Posted: Tue Jan 21, 2020 9:41 am
by Secret Alias
That's very interesting. But I don't think there is an etymological link with ὄνος.

Re: Tertullian and the Alexamenos graffito

Posted: Tue Jan 21, 2020 10:04 am
by Ben C. Smith
Secret Alias wrote:
Tue Jan 21, 2020 9:41 am
That's very interesting. But I don't think there is an etymological link with ὄνος.
Probably not, but linguistic puns and false etymologies were rampant in antiquity.

ETA: I remember that decades ago a US public figure used the term "niggardly" with reference to a budget or some such; he was castigated by people who thought that this term had something to do with a certain racial slur, those people being apparently unaware that there is no actual etymological connection between the two terms.

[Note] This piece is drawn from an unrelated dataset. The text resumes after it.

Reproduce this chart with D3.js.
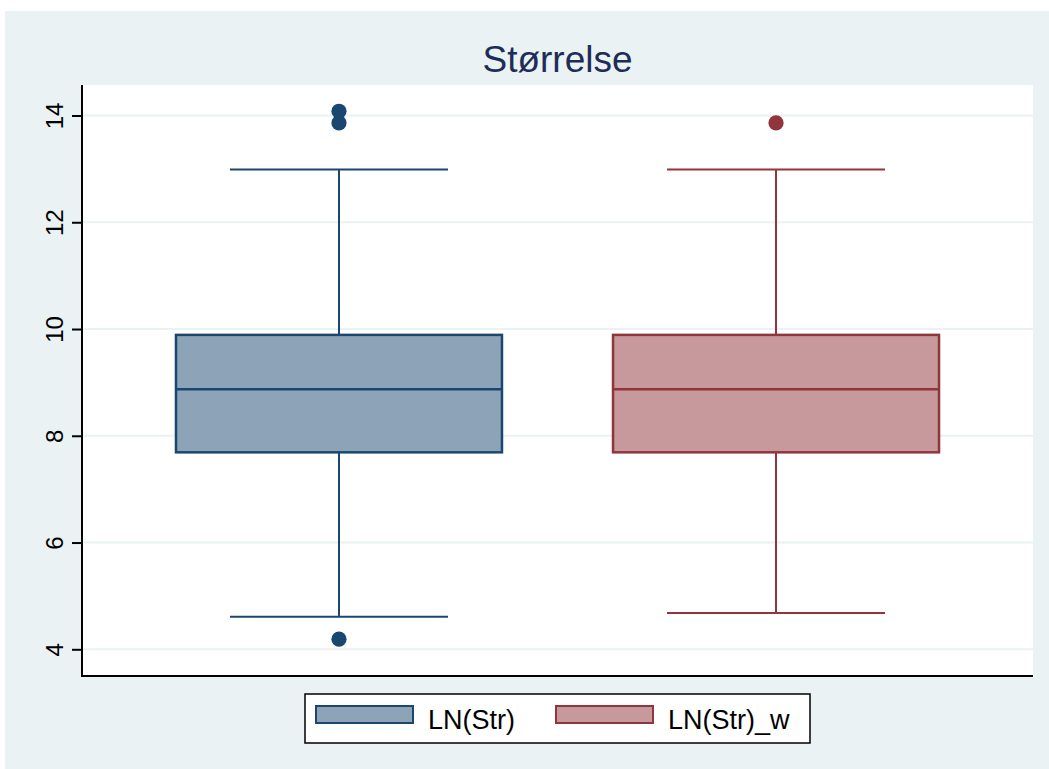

Re: Tertullian and the Alexamenos graffito

Posted: Tue Jan 21, 2020 10:18 am
by Secret Alias
Good point.

Re: Tertullian and the Alexamenos graffito

Posted: Tue Apr 21, 2020 1:23 am
by Giuseppe
Yes, the Alexamenos grapphito represents Jesus.


But the Jesus of the Sethians, who considered Jesus as Seth the Son of Adam (=Son of Man).

The Pagans didn't understand who was this Seth, therefore their inference was:

Jesus was Seth the Egyptian god with the canine head.

This confusion between the biblical Seth and the Egyptian Seth is the simplest explanation for the "head of an ass" etc.